Est-ce que ces phrases si succinctes, si dépouillées de tout affect, ne se caractériseraient pas de n’être ni métaphoriques, ni métonymiques dans leur tentative de coller à la réalité par le choix des mots les plus justes possible, comme un essai de joindre le mot à la chose qui provoquerait le rire justement par son effet de ratage, cet essai devenant caricatural ? Ou alors ce serait peut-être en raison du rapport toujours évoqué à la mort voire à la violence ( les dames « pieuses » ayant « un peu lapidé les gendarmes » mais banalisées, rendues quotidiennes. Il me semble que cette série de traits d’esprit se rapproche en effet de ce que raconte Freud à propos de ce condamné à mort qui doit être exécuté le lundi matin et qui regrette que sa semaine soit si courte. Il y a aussi une sorte de dérision dans le fait de traiter ces sujets graves, notre rapport à la mort, dans le style utilisé pour rendre compte des faits divers, ce qu’on appelle la rubrique des chiens écrasés.

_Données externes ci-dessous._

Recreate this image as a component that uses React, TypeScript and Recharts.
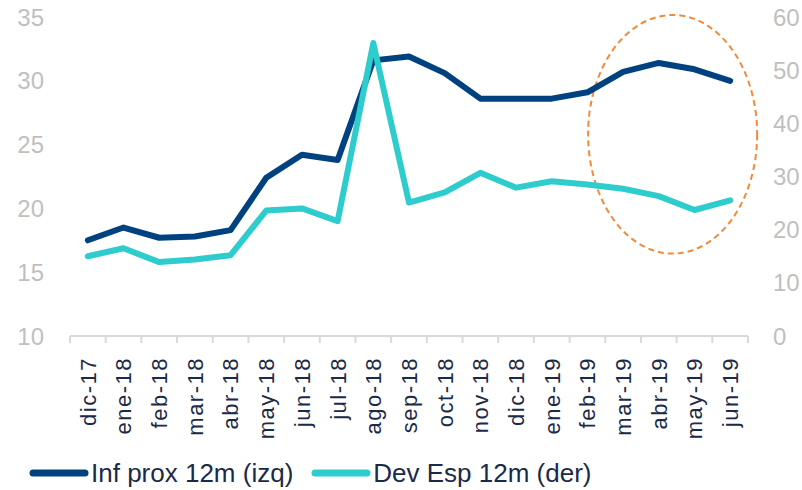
import {
  LineChart, Line, XAxis, YAxis, Legend, ReferenceArea,
} from 'recharts';

const months = [
  'dic-17', 'ene-18', 'feb-18', 'mar-18', 'abr-18', 'may-18', 'jun-18', 'jul-18', 'ago-18', 'sep-18',
  'oct-18', 'nov-18', 'dic-18', 'ene-19', 'feb-19', 'mar-19', 'abr-19', 'may-19', 'jun-19',
];
const infProx = [17.5, 18.5, 17.7, 17.8, 18.3, 22.4, 24.2, 23.8, 31.6, 31.9, 30.6, 28.6, 28.6, 28.6, 29.1, 30.7, 31.4, 30.9, 30.0];
const devEsp = [15.0, 16.5, 13.9, 14.4, 15.2, 23.6, 24.0, 21.6, 55.1, 25.1, 27.0, 30.7, 27.9, 29.1, 28.5, 27.7, 26.3, 23.7, 25.5];
const leftTicks = [10, 15, 20, 25, 30, 35];
const rightTicks = [0, 10, 20, 30, 40, 50, 60];
const seriesNames = ['Inf prox 12m (izq)', 'Dev Esp 12m (der)'];

const data = months.map((m, i) => ({ month: m, inf: infProx[i], dev: devEsp[i] }));

const FONT = '"Liberation Sans", Arial, sans-serif';
const NAVY = '#00427f';
const TEAL = '#2ecccc';
const TEXT = '#1b2a47';
const GRID = '#d9d9d9';
const BAND = 678 / months.length;

const MonthTick = ({ x, y, payload, index }: any) => (
  <g>
    <line x1={x - BAND / 2} y1={y - 8} x2={x - BAND / 2} y2={y - 1} stroke={GRID} strokeWidth={2} />
    {index === months.length - 1 && (
      <line x1={x + BAND / 2} y1={y - 8} x2={x + BAND / 2} y2={y - 1} stroke={GRID} strokeWidth={2} />
    )}
    <text
      x={x} y={y + 13} dy="0.36em" textAnchor="end" transform={`rotate(-90, ${x}, ${y + 13})`}
      fill={TEXT} fontSize={22} letterSpacing={1.5} fontFamily={FONT}
    >
      {payload.value}
    </text>
  </g>
);

// dashed ellipse around the last months
const Ellipse = ({ x, y, width, height }: any) => (
  <ellipse
    cx={x + width / 2 - 4} cy={y + height / 2 - 1} rx={width / 2 + 31} ry={height / 2 + 1}
    fill="none" stroke="#f28a3a" strokeWidth={2} strokeDasharray="6 4"
  />
);

const LegendContent = ({ payload }: any) => {
  const items = seriesNames
    .map((n) => (payload || []).find((p: any) => p.value === n))
    .filter(Boolean);
  return (
    <div style={{ display: 'flex', alignItems: 'center', paddingLeft: 28, height: 34, fontFamily: FONT, fontSize: 26, color: TEXT }}>
      {items.map((p: any) => (
        <div key={p.value} style={{ display: 'flex', alignItems: 'center', marginRight: 17 }}>
          <svg width={62} height={10}>
            <line x1={5} y1={5} x2={57} y2={5} stroke={p.color} strokeWidth={7} strokeLinecap="round" />
          </svg>
          <span style={{ marginLeft: 1 }}>{p.value}</span>
        </div>
      ))}
    </div>
  );
};

export default function App() {
  return (
    <div style={{ position: 'absolute', left: 0, top: 0, background: '#fff' }}>
      <LineChart width={802} height={490} data={data} margin={{ top: 17, right: 0, left: 0, bottom: 0 }}>
        <XAxis
          dataKey="month" interval={0} height={120} tick={<MonthTick />} tickLine={false}
          padding={{ left: BAND / 2, right: BAND / 2 }}
          axisLine={{ stroke: GRID, strokeWidth: 2 }}
        />
        <YAxis
          yAxisId="left" domain={[10, 35]} ticks={leftTicks} width={70} axisLine={false} tickLine={false}
          tickSize={6} tickMargin={20} tick={{ fill: '#bfbfbf', fontSize: 24, fontFamily: FONT }}
        />
        <YAxis
          yAxisId="right" orientation="right" domain={[0, 60]} ticks={rightTicks} width={54} axisLine={false}
          tickLine={false} tickSize={6} tickMargin={19} tick={{ fill: '#bfbfbf', fontSize: 24, fontFamily: FONT, textAnchor: 'start' }}
        />
        <ReferenceArea
          yAxisId="right" x1="mar-19" x2="jun-19" y1={15.5} y2={60} shape={<Ellipse />} ifOverflow="visible"
        />
        <Line
          yAxisId="left" type="linear" dataKey="inf" name={seriesNames[0]} stroke={NAVY} strokeWidth={6}
          strokeLinecap="round" strokeLinejoin="round" dot={false} isAnimationActive={false}
        />
        <Line
          yAxisId="right" type="linear" dataKey="dev" name={seriesNames[1]} stroke={TEAL} strokeWidth={6}
          strokeLinecap="round" strokeLinejoin="round" dot={false} isAnimationActive={false}
        />
        <Legend verticalAlign="bottom" height={34} content={<LegendContent />} wrapperStyle={{ left: 0, width: 802 }} />
      </LineChart>
    </div>
  );
}
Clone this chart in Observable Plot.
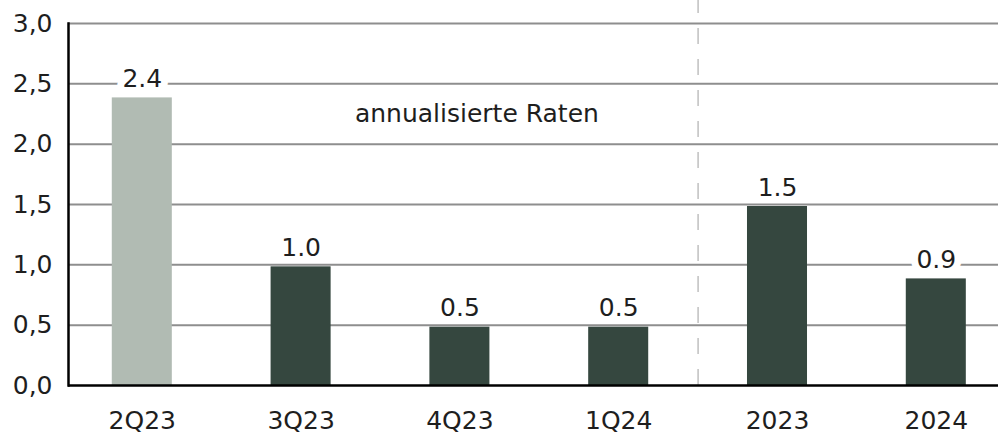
<!DOCTYPE html>
<html>
<head>
<meta charset="utf-8">
<script src="https://cdn.jsdelivr.net/npm/d3@7"></script>
<script src="https://cdn.jsdelivr.net/npm/@observablehq/plot@0.6"></script>
<style>
  html, body { margin: 0; padding: 0; background: #fff; }
</style>
</head>
<body>
<div id="chart"></div>
<script>
const categories = ["2Q23", "3Q23", "4Q23", "1Q24", "2023", "2024"];
const values = [2.4, 1.0, 0.5, 0.5, 1.5, 0.9];
const shades = ["light", "dark", "dark", "dark", "dark", "dark"];
const yTicks = [0, 0.5, 1.0, 1.5, 2.0, 2.5, 3.0];
const noteText = "annualisierte Raten";
const noteCategory = "4Q23";
const noteValue = 2.25;
const dividerAfter = "1Q24";

const data = categories.map((c, i) => ({ cat: c, value: values[i], shade: shades[i] }));

const xRange = [62.4, 1015.2];
const xScale = d3.scaleBand(categories, xRange).paddingInner(0.622).paddingOuter(0.311);
const step = xScale.step();

const font = "DejaVu Sans";

const chart = Plot.plot({
  width: 1000,
  height: 441,
  marginLeft: 68,
  marginRight: 2,
  marginTop: 23,
  marginBottom: 56,
  style: { fontFamily: font, fontSize: "25px", color: "#1e1e1e", background: "#fff" },
  x: { domain: categories, range: xRange, paddingInner: 0.622, paddingOuter: 0.311, round: false },
  y: { domain: [0, 3] },
  marks: [
    Plot.ruleY(yTicks.slice(1), { stroke: "#8e8e8e", strokeWidth: 2 }),
    Plot.ruleX([dividerAfter], { dx: step / 2, y1: 0, y2: 3.19, stroke: "#c4c4c4", strokeWidth: 1.6, strokeDasharray: "16,15" }),
    Plot.barY(data, { x: "cat", y: "value", insetTop: 2, fill: d => d.shade === "light" ? "#b1bbb3" : "#35473f" }),
    Plot.text(data, {
      x: "cat", y: "value", text: d => d.value.toFixed(1),
      lineAnchor: "bottom", dy: -9, fill: "#1e1e1e",
      stroke: "#fff", strokeWidth: 14, paintOrder: "stroke", fontSize: 25
    }),
    Plot.text([{ x: noteCategory, y: noteValue, t: noteText }], {
      x: "x", y: "y", text: "t", dx: 17, fill: "#1e1e1e", fontSize: 25
    }),
    Plot.ruleY([0], { stroke: "#000", strokeWidth: 2.5 }),
    Plot.frame({ anchor: "left", stroke: "#000", strokeWidth: 2.5 }),
    Plot.axisY(yTicks, {
      tickSize: 0, tickPadding: 16, label: null, fontSize: 25,
      tickFormat: d => d.toFixed(1).replace(".", ",")
    }),
    Plot.axisX({ tickSize: 0, tickPadding: 26, label: null, fontSize: 25 })
  ]
});

document.getElementById("chart").appendChild(chart);
</script>
</body>
</html>
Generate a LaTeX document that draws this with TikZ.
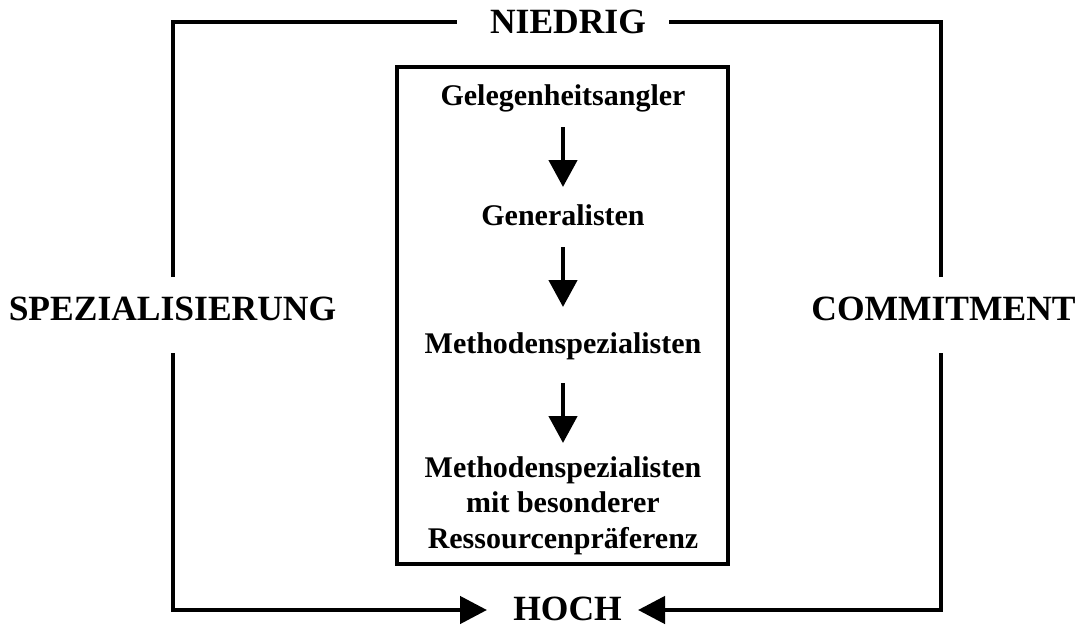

Mais c’est vrai qu’on admire aussi un savoir faire qui est de l’ordre du style. C’est comme une sorte de prouesse du côté de l’économie, dire le plus avec le moins de mots possible et qui pourtant font surgir de nouvelles associations de la part de celui qui lit ces très courtes histoires. Ainsi à propos de ces dames pieuses qui s’étaient laissées aller à lapider un peu leur prochain sous la forme des gendarmes, on pense aussi bien à cette parole du Christ  » que celui qui n’a jamais péché leur jette la première pierre » qu’à la chanson de Brassens : « Au marché de Brive la Gaillarde, à propos de bottes d’oignons quelques douzaines de gaillardes se crêpaient un jour le chignon… »

La séance de ce séminaire est datée du 27 novembre 1957.